March 10 (Bloomberg) -- Central banks employing forward guidance risk creating financial instability by revising the policy or keeping borrowing costs low for too long, according to economists at the Bank for International Settlements.
As they seek to foster economic growth, the Federal Reserve, the European Central Bank, the Bank of England and the Bank of Japan have pledged to hold down interest rates to spur lending to households and businesses. Evidence on the effectiveness of the policies is mixed, meaning no firm conclusions can be drawn about their ultimate value, Andrew Filardo and Boris Hofmann argued in a paper published yesterday in the BIS Quarterly Review.
“If financial markets become narrowly focused on certain aspects of a central bank’s forward guidance, a broader interpretation or recalibration of the guidance could lead to disruptive market reactions,” Filardo, head of monetary policy at the Basel, Switzerland-based BIS, and Hofmann, senior economist, wrote. It may also “translate into an undue delay in the speed of monetary policy normalization and raise the risk of an unhealthy accumulation of financial imbalances.”

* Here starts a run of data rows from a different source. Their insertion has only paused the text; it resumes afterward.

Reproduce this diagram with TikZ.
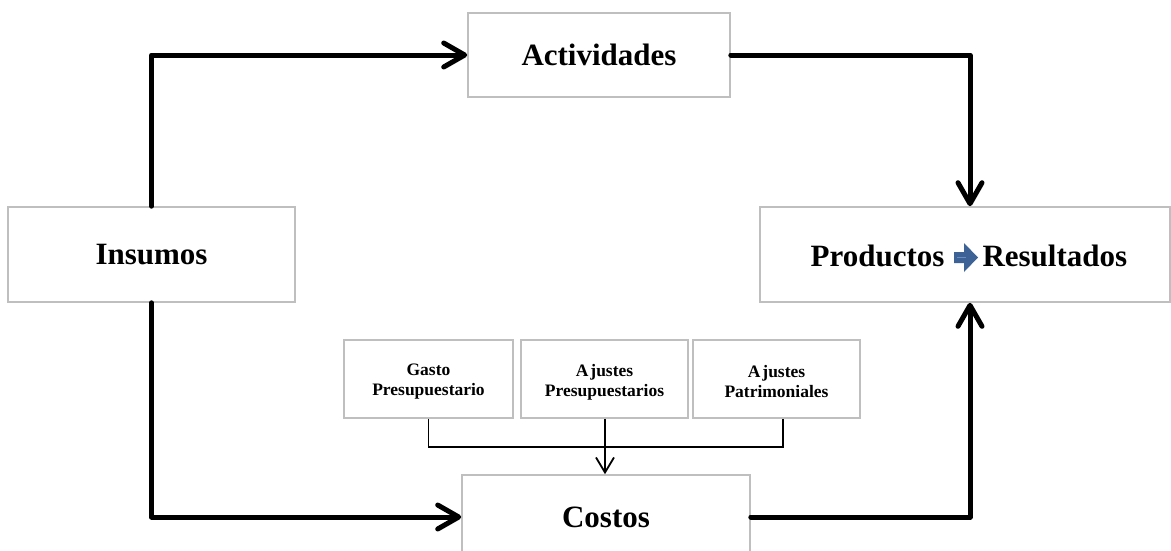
\documentclass[tikz,border=0pt]{standalone}
\usepackage{fontspec}
\setmainfont{Liberation Serif}
\usetikzlibrary{arrows.meta}
\definecolor{boxgray}{HTML}{BFBFBF}
\definecolor{arrowblue}{HTML}{3D6296}
\definecolor{arrowline}{HTML}{6A8CC0}
\tikzset{
  bigbox/.style={draw=boxgray, line width=1.6pt, fill=white, inner sep=0pt,
    font=\fontsize{31}{34}\selectfont\bfseries},
  smallbox/.style={draw=boxgray, line width=1.6pt, fill=white, inner sep=0pt,
    align=center, font=\fontsize{17.5}{20}\selectfont\bfseries},
  flow/.style={line width=5pt, line cap=round, line join=round,
    -{Straight Barb[length=21pt, width=24pt, line width=5pt, round]}},
  feed/.style={line width=1.8pt,
    -{Straight Barb[length=15pt, width=18pt, line width=1.8pt]}},
  mergeline/.style={line width=1.8pt}
}
\begin{document}
\begin{tikzpicture}[x=1pt, y=-1pt]
\useasboundingbox (0,0) rectangle (1171,550);
\clip (0,0) rectangle (1171,550);

% main stages
\node[bigbox, minimum width=262pt, minimum height=84pt] (act) at (599,55) {Actividades};
\node[bigbox, minimum width=287pt, minimum height=95pt] (ins) at (151.5,254.5) {Insumos};
\node[bigbox, minimum width=410pt, minimum height=95pt] (prod) at (965,254.5) {};
\node[bigbox, minimum width=288pt, minimum height=90pt] (cost) at (606,520) {};
\node[font=\fontsize{31}{34}\selectfont\bfseries] (costlbl) at (606,517) {Costos};

% label of the results box with its block arrow
\node[font=\fontsize{31}{34}\selectfont\bfseries, anchor=east] (prodlbl) at (948,256) {Productos};
\node[font=\fontsize{31}{34}\selectfont\bfseries, anchor=west] (reslbl) at (979,256) {Resultados};
\fill[arrowblue] (954,252) -- (964,252) -- (964,243) -- (978,257.5) -- (964,272) -- (964,263) -- (954,263) -- cycle;
\draw[arrowline, line width=1.6pt] (957,257.5) -- (966,257.5);

% cost components
\node[smallbox, minimum width=169pt, minimum height=78pt] (gasto) at (428.5,379) {};
\node[smallbox, minimum width=167pt, minimum height=78pt] (ajpre) at (604.5,379) {};
\node[smallbox, minimum width=167pt, minimum height=78pt] (ajpat) at (776.5,379) {};
\node[smallbox, draw=none, fill=none] (gastolbl) at (428.5,382) {Gasto\\Presupuestario};
\node[smallbox, draw=none, fill=none] (ajprelbl) at (604.5,382) {A\kern2pt justes\\Presupuestarios};
\node[smallbox, draw=none, fill=none] (ajpatlbl) at (776.5,382) {A\kern2pt justes\\Patrimoniales};

% main flows
\draw[flow] (ins.north) |- (act.west);
\draw[flow] (act.east) -| (prod.north -| 970,0);
\draw[flow] (ins.south) |- (cost.west |- costlbl);
\draw[flow] (cost.east |- costlbl) -| (prod.south -| 970,0);

% components merging into costs
\coordinate (merge) at (605,447);
\draw[mergeline] (gasto.south) |- (merge);
\draw[mergeline] (ajpat.south -| 783,0) |- (merge);
\draw[feed] (ajpre.south -| merge) -- (cost.north -| merge);
\end{tikzpicture}
\end{document}
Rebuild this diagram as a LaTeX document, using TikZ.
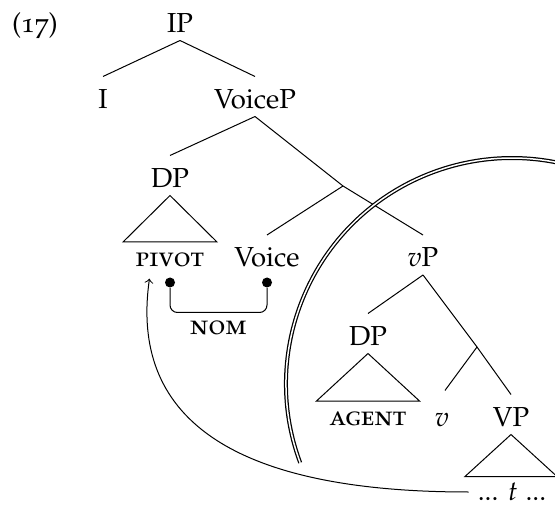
\documentclass[tikz,border=0pt]{standalone}
\usepackage[T1]{fontenc}
\usepackage[sc,osf]{mathpazo}

\begin{document}
\begin{tikzpicture}[font=\fontsize{11pt}{13.6pt}\selectfont,
  tn/.style={inner sep=1pt,text height=11.6pt,text depth=2pt},
  dot/.style={circle,fill,inner sep=0pt,minimum size=4pt},
  ring/.style={double,double distance=.6pt,line width=.5pt}]

  \useasboundingbox (0,0) rectangle (222pt,-202.8pt);

  \node[tn] (ex) at (14pt,-8.2pt) {(17)};
  \node[tn] (IP) at (72pt,-8.2pt) {IP};
  \node[tn] (I) at (41.2pt,-38.6pt) {I};
  \node[tn] (VoiceP) at (102pt,-38.6pt) {VoiceP};
  \node[tn] (DP1) at (68pt,-70.2pt) {DP};
  \coordinate (J1) at (137.2pt,-74.4pt);
  \node[tn] (pivot) at (68pt,-102pt) {\textsc{pivot}};
  \node[tn] (Voice) at (106.8pt,-102pt) {Voice};
  \node[tn] (vP) at (169.2pt,-102pt) {\textit{v}P};
  \node[tn] (DP2) at (147.2pt,-133.4pt) {DP};
  \node[tn] (agent) at (147.2pt,-165.4pt) {\textsc{agent}};
  \coordinate (J2) at (190.8pt,-138.8pt);
  \node[tn] (v) at (176.8pt,-165.8pt) {\textit{v}};
  \node[tn] (VP) at (204.4pt,-165.8pt) {VP};
  \node[inner xsep=3.5pt,inner ysep=.5pt] (t) at (204.8pt,-196.8pt) {... \textit{t} ...};
  \node[dot] (d1) at (68pt,-113pt) {};
  \node[dot] (d2) at (106.8pt,-113pt) {};

  \path
    (IP.south) edge (I.north)
               edge (VoiceP.north)
    (VoiceP.south) edge (DP1.north)
                   edge (J1)
    (J1) edge (Voice.north)
         edge (vP.north)
    (vP.south) edge (DP2.north)
               edge (J2)
    (J2) edge[shorten >=2pt] (v.north)
         edge (VP.north);

  % triangles
  \draw (DP1.south) -- ++(-18.8pt,-18.6pt) -- ++(37.6pt,0) -- cycle;
  \draw (DP2.south) -- ++(-20.6pt,-19pt) -- ++(41.2pt,0) -- cycle;
  \draw (VP.south) -- ++(-18.4pt,-16.8pt) -- ++(36.8pt,0) -- cycle;

  % case link and movement
  \draw[rounded corners=3pt] (d1) -- ++(0,-12pt) -| node[below,pos=.25] {\textsc{nom}} (d2);
  \draw[->,shorten >=1.5pt] (t) .. controls +(-114pt,0) and +(-8pt,-56pt) .. (pivot.-135);

  % phase boundary
  \draw[ring] (204.8pt,-153.6pt) ++(200.4:90.4pt) arc[start angle=200.4,end angle=75,radius=90.4pt];
\end{tikzpicture}
\end{document}
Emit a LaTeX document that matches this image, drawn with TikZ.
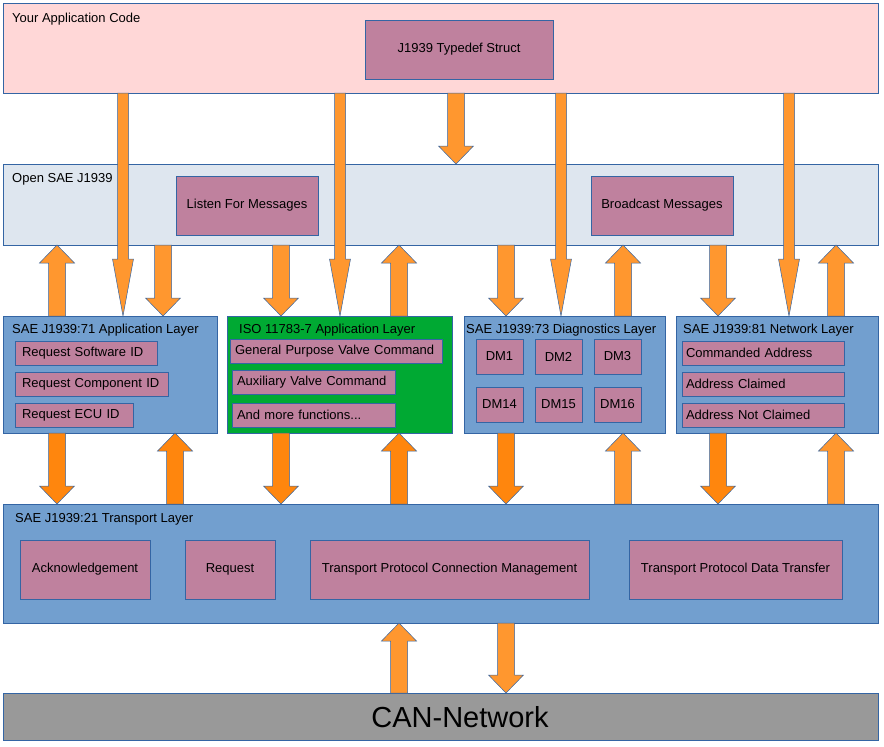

Fed Chair Janet Yellen and BOE Governor Mark Carney have said they won’t start discussions on increasing interest rates until unemployment falls below a certain threshold. ECB President Mario Draghi has pledged to keep borrowing costs at “present or lower levels for an extended period of time,” while the BOJ links its key rate to inflation.
“We should be aware of risks, of the unintended consequences of our policies,” Charles Plosser, president of the Federal Reserve Bank of Philadelphia, said in a Bloomberg Television interview today. “Monetary policy has taken a lot of risk around the world, not just in the U.S. We’ve initiated programs and policies that we’ve never tried before.”
Carney is due to appear before lawmakers on Parliament’s cross-party Treasury Committee in London tomorrow to answer questions on the modifications he made to forward guidance last month. The BOE was forced to refine the policy to focus on the amount of spare capacity in the economy, after jobless fell toward the 7 percent threshold for considering a rate increase.
While forward-guidance policies have helped subdue one-year interest-rate volatility, they are less effective at influencing longer maturities, the BIS report said.
There is “some support” to the view that guidance “helped to shape market expectations,” Filardo and Hofmann wrote. “Recent forward guidance by four major central banks has so far reduced the volatility of near-term expectations about the future path of policy interest rates. Beyond the impact on near-term policy rate volatility, the evidence is more mixed.”
The measures also pose reputational risks “if guidance is revised frequently and substantially,” the report said.